Dataset section

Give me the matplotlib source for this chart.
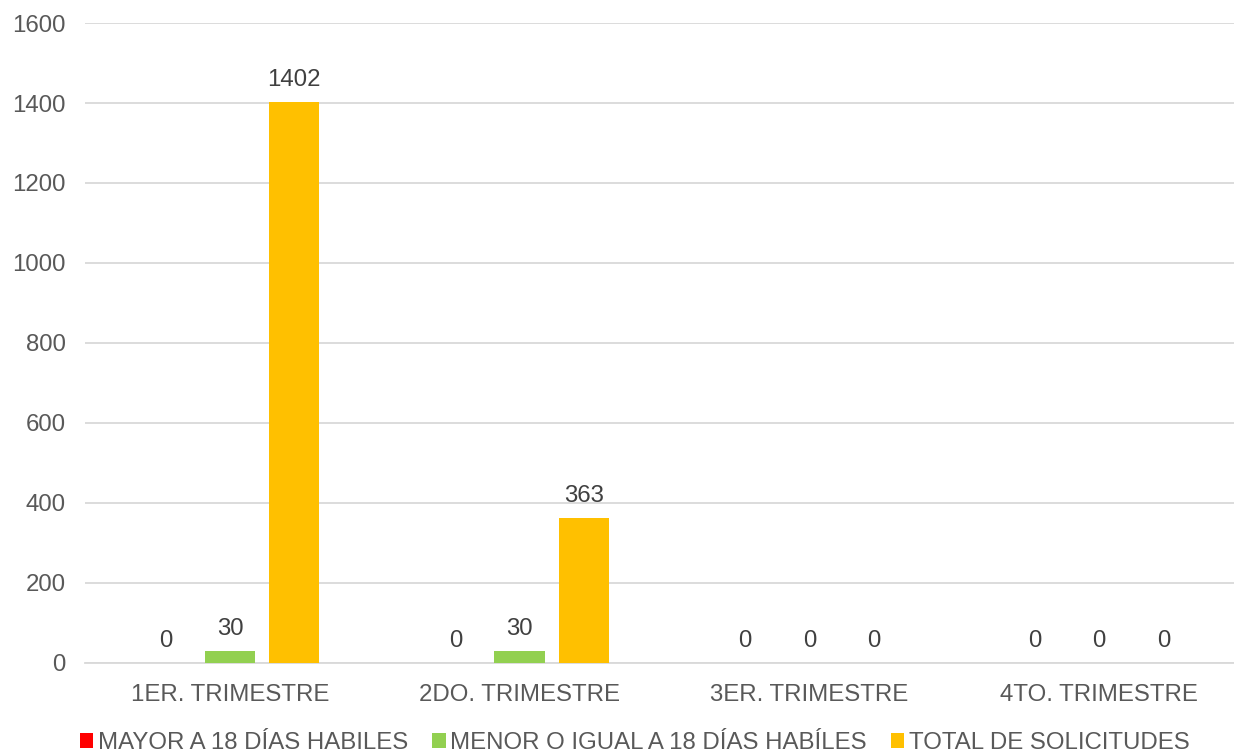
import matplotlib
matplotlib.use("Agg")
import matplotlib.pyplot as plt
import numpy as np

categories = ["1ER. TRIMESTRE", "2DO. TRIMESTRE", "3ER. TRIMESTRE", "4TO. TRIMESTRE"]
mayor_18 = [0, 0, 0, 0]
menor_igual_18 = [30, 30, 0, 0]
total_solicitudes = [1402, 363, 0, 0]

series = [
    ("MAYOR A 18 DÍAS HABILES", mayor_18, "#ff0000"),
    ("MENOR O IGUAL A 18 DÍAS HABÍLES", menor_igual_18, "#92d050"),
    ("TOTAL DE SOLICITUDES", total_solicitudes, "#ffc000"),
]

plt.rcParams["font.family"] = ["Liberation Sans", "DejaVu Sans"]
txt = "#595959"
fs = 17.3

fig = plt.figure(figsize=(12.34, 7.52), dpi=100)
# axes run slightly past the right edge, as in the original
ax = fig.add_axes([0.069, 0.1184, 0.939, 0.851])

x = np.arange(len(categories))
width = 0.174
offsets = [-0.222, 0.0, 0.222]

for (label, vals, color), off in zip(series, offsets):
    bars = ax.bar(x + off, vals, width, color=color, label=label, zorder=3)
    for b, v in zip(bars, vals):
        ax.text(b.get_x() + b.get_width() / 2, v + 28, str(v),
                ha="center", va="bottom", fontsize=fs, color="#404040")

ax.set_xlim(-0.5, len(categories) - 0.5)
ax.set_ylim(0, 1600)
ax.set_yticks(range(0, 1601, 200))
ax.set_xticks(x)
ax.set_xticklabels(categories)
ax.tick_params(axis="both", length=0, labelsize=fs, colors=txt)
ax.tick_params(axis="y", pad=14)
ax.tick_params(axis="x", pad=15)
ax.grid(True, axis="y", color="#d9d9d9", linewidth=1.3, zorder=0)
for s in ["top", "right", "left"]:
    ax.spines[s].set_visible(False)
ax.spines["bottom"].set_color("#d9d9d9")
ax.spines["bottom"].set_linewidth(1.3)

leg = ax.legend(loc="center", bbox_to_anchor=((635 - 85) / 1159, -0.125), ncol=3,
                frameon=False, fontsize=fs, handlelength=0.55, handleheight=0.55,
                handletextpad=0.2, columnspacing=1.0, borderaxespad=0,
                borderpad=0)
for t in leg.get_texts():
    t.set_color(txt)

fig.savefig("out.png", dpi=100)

What this task involves
Please restate the material above line by line, exactly, beginning at its first line and ending with the line that contains "import numpy as np", without any pictures.

Problem solution
Give me the matplotlib source for this chart.
import matplotlib
matplotlib.use("Agg")
import matplotlib.pyplot as plt
import numpy as np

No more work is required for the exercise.